Lyrics, Worldviews, and the Glory of God

Ed Sheeran post image.jpg

I caught myself examining the theology of Ed Sheeran songs the other day. Granted, I’m pretty sure he’s not writing songs with God in mind; he seems to say as much. Even so, some of his lyrics reflect imagery and ideas found in Christianity, and I like trying to figure out what he might believe based on what he sings (for instance, I’m pretty sure he’s not a Gnostic based on “Shape of You”).

I tend to do that with music. I evaluate lyrics in search of theology, looking for nuances of belief in the artist’s expression. Mumford and Sons, Coldplay, Ed Sheeran – each of these artists (all three favorites of mine) employs spiritual terminology at times to make a point. Even though they may not be Christians themselves, they reflect the impact left by Christian belief, and that, in a roundabout way, can lead me to reflect more intentionally on the spiritual truths against which they brush.

In a call for the church to set their eyes on Christ, Paul writes,

And whatever you do, in word or deed, do everything in the name of the Lord Jesus, giving thanks to God the Father through him.
Colossians 3:17

The idea here is one of worship, namely, all of life should be lived in worship. This text is closely associated in my mind with 1 Corinthians 10:31, where Paul calls believers to do all to the glory of God. When we sing, let it be to praise God. When we read, let it honor God.

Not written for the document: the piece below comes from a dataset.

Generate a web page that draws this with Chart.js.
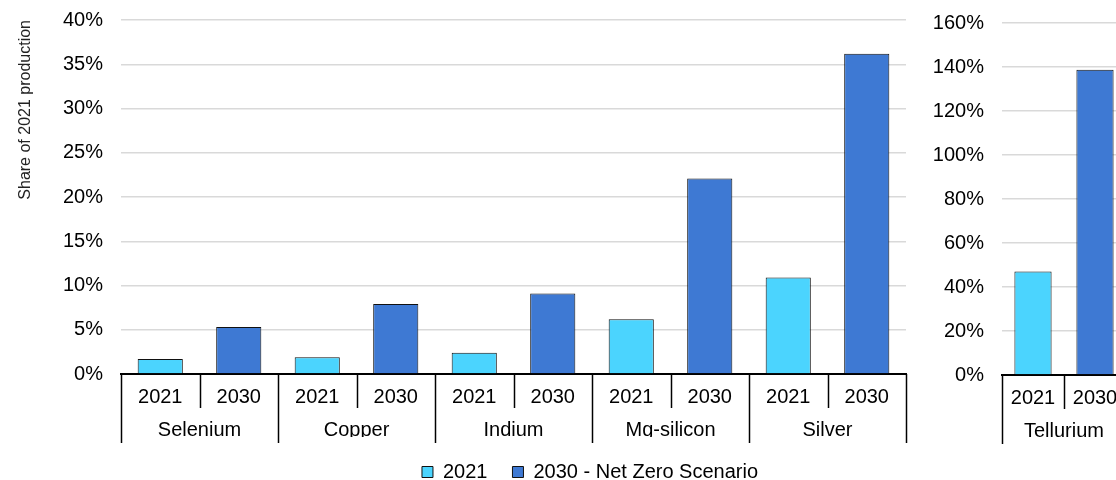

When we speak, let our words please God. Even when we eat and drink, let us do so to the praise and glory of God, with thankful hearts at his blessing and provision.

I think this can apply to music as well. When I listen to the artists I mentioned above, I thank God for the beauty of the instrumentation, for the pleasure I get upon hearing the melodies and chord progressions. When I listen to the lyrics, I am inspired to write by the clever wordings of these songwriters. And even when I disagree with the worldviews presented, I can gain an understanding of their position, and, prayerfully, can respond from a biblical worldview.

There are limits to my listening, however. Paul also writes,

“All things are lawful,” but not all things are helpful. “All things are lawful,” but not all things build up.
1 Corinthians 10:23

I think some artists are immensely talented, but I won’t listen to their music. Some lyrics, by their content and message, incite my mind to lust or bitterness or pride. These do not serve any value for me. They lead me away from worship, not toward it. I tend to stay away from such songs to pursue holiness. They may not affect others in the same way, so I don’t judge those who do listen. But I know myself, and I know my weaknesses.

In all things, I pray I would learn to exercise wisdom and discernment. I pray I would view all things through the lens of the kingdom. And I thank God for the great gift of music.